April 27 – The legislature has just three weeks to resolve differences and pass several important issues.  And while the clock continues to “tick”, progress was made on several fronts this week.

The Missouri Senate passed their version of the 2013 state budget, following lengthy filibusters and unusual recesses that allowed senators to rewrite certain parts of the budget (click here for more details).  The budget has been reported to the Missouri House.  The House could simply pass the Senate versions of the bills, although I don’t believe this has happened in recent memory.  More likely, the House and Senate will appoint “conference committees” to work out the differences between the House and Senate versions of the budget bills.  Some items that were funded exactly the same in both budgets are normally excluded from future changes, although these items may be changed by special motions made in both chambers.  The budget must be approved by May 11.
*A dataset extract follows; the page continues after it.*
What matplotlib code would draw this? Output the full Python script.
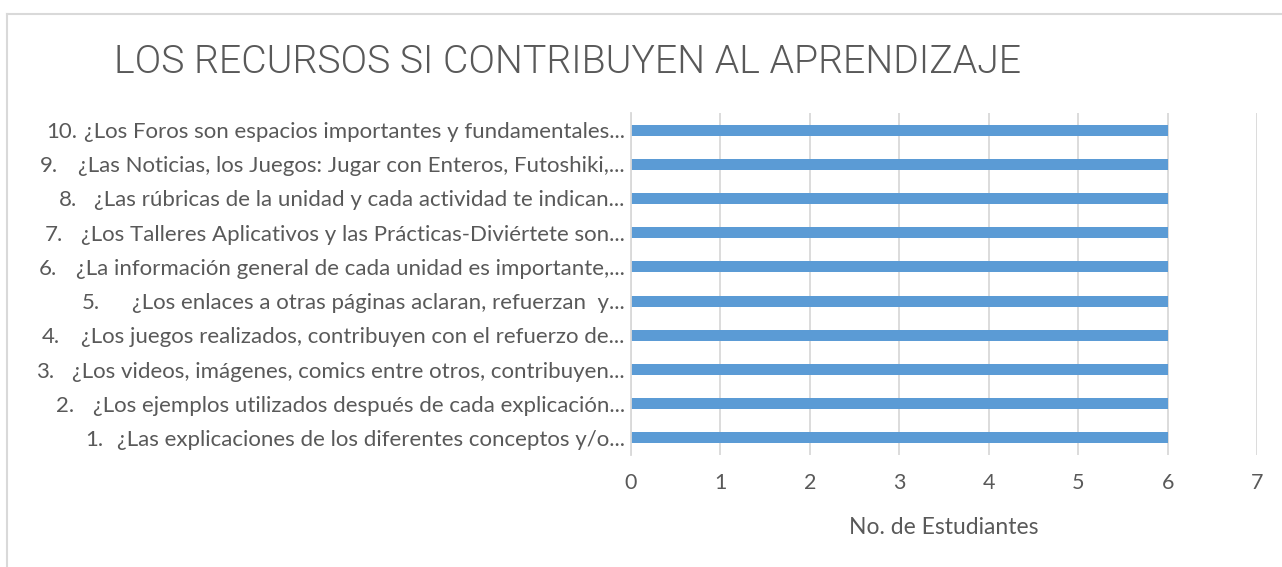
import matplotlib
matplotlib.use("Agg")
import matplotlib.pyplot as plt
from matplotlib.lines import Line2D

# preguntas (de abajo hacia arriba, como en el gráfico)
numeros = ["1.", "2.", "3.", "4.", "5.", "6.", "7.", "8.", "9.", "10."]
preguntas = [
    "¿Las explicaciones de los diferentes conceptos y/o...",
    "¿Los ejemplos utilizados después de cada explicación...",
    "¿Los videos, imágenes, comics entre otros, contribuyen...",
    "¿Los juegos realizados, contribuyen con el refuerzo de...",
    "¿Los enlaces a otras páginas aclaran, refuerzan  y...",
    "¿La información general de cada unidad es importante,...",
    "¿Los Talleres Aplicativos y las Prácticas-Diviértete son...",
    "¿Las rúbricas de la unidad y cada actividad te indican...",
    "¿Las Noticias, los Juegos: Jugar con Enteros, Futoshiki,...",
    "¿Los Foros son espacios importantes y fundamentales...",
]
estudiantes = [6, 6, 6, 6, 6, 6, 6, 6, 6, 6]
x_ticks = [0, 1, 2, 3, 4, 5, 6, 7]

titulo = "LOS RECURSOS SI CONTRIBUYEN AL APRENDIZAJE"
eje_x = "No. de Estudiantes"

# separación (px) entre el número y la pregunta (tabulaciones del original)
sangria = [32, 37, 36, 40, 50, 37, 36, 35, 38, 38]

plt.rcParams['font.family'] = ['Lato', 'DejaVu Sans']
gris = "#595959"
fuente_tit = ['Roboto', 'DejaVu Sans']

W, H = 1282, 567
fig = plt.figure(figsize=(W / 100, H / 100), dpi=100)
ax = fig.add_axes([631 / W, 1 - 455 / H, (1257 - 631) / W, (455 - 113) / H])
r = fig.canvas.get_renderer()


def ancho(txt, size, **kw):
    t = fig.text(0, 0, txt, fontsize=size, **kw)
    w = t.get_window_extent(r).width
    t.remove()
    return w


# tamaños ajustados al ancho del original
t_lab = 15 * 542 / ancho(preguntas[-1], 15)
t_tit = 22 * 905 / ancho(titulo, 22, family=fuente_tit, fontweight=300)

ax.barh(range(len(preguntas)), estudiantes, height=0.32, color="#5B9BD5")
ax.set_xlim(0, 7)
ax.set_ylim(-0.5, len(preguntas) - 0.5)
ax.set_xticks(x_ticks)
ax.set_yticks(range(len(preguntas)))
ax.set_yticklabels(preguntas, fontsize=t_lab, color=gris)
ax.tick_params(axis='x', labelsize=15.5, labelcolor=gris, length=0, pad=13)
ax.tick_params(axis='y', length=0, pad=4.5)
ax.grid(axis='x', color="#D9D9D9", linewidth=1.3)
ax.set_axisbelow(True)
for s in ['top', 'right', 'bottom']:
    ax.spines[s].set_visible(False)
ax.spines['left'].set_color("#D9D9D9")
ax.spines['left'].set_linewidth(1.3)
ax.set_xlabel(eje_x, fontsize=16.5, color=gris, labelpad=17)

fig.text(568 / W, 1 - 62 / H, titulo, fontsize=t_tit, color=gris,
         family=fuente_tit, fontweight=300, ha='center', va='center')

# números de cada pregunta, a la izquierda del texto
fig.canvas.draw()
for lab, num, gap in zip(ax.get_yticklabels(), numeros, sangria):
    bb = lab.get_window_extent(r)
    fig.text((bb.x0 - gap) / W, (bb.y0 + bb.y1) / 2 / H, num,
             fontsize=t_lab, color=gris, ha='left', va='center')

# marco del área del gráfico
fig.add_artist(Line2D([7 / W, 1], [1 - 13.5 / H, 1 - 13.5 / H],
                      transform=fig.transFigure, color="#D9D9D9", lw=1.5))
fig.add_artist(Line2D([7 / W, 7 / W], [0, 1 - 13.5 / H],
                      transform=fig.transFigure, color="#D9D9D9", lw=1.5))

fig.savefig("out.png", dpi=100)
The Missouri House this week passed HB 1403, a bill that would address two issues in worker’s compensation and reform the Second Injury Fund.  The bill may be used as a vehicle for compromise legislation we are developing now on all three issues.  Associated Industries of Missouri is joining other business advocacy groups in a united effort to negotiate a compromise with trial attorneys, organized labor and Governor Jay Nixon’s office.  “Employees and employers benefit from the no-fault worker’s compensation system,” said Ray McCarty, president of Associated Industries of Missouri.  “Beginning in 1919, Associated Industries engaged labor and trial attorneys in negotiations that led to passage of Missouri’s first worker’s compensation law in 1925.  Recently, the worker’s compensation system in Missouri has been turned on its ear by lawsuits,” McCarty continued.

Occupational diseases have always been covered by worker’s compensation insurance – that is until trial attorneys got involved.  These trial attorneys victimized employers with multimillion dollar lawsuits in civil court by claiming the 2005 revision of the worker’s compensation law was not meant to cover occupational diseases.  Trial attorneys have also been filing lawsuits against fellow employees on behalf of employees injured in workplace accidents.  At the same time, the trial attorneys have expanded coverage of lifestyle conditions and non-work related injuries that cause more to be paid from the state’s bankrupt Second Injury Fund.  The Missouri legislature passed bills earlier this session that would have corrected two of these issues (co-employee liability and occupational diseases) and Governor Nixon promptly vetoed the legislation.

The bill was also heard and approved by the Senate Committee on Small Business and Insurance, after removing the Second Injury Fund provisions.  The bill is on the Senate calendar, awaiting full Senate debate.

Governor Nixon also vetoed employer supported legislation that would have updated Missouri’s law to comply with federal standards currently in place for workplace discrimination claims.  The House this week passed a bill that addresses one part of this legislation: a law that would provide protection for whistleblowers that are notifying authorities of actual wrongdoing by their employer.  Associated Industries of Missouri continues to work hard to pass this legislation and hope Governor Nixon will sign the bill if we are successful in getting it to his desk.  Amendments added in the House would apply the new whistleblower protections to all employers except state and local government.

Both the House and Senate will soon begin wo work on bills that originated in the other chamber.  The 2012 regular legislative session ends at 6:00 p.m. on May 18.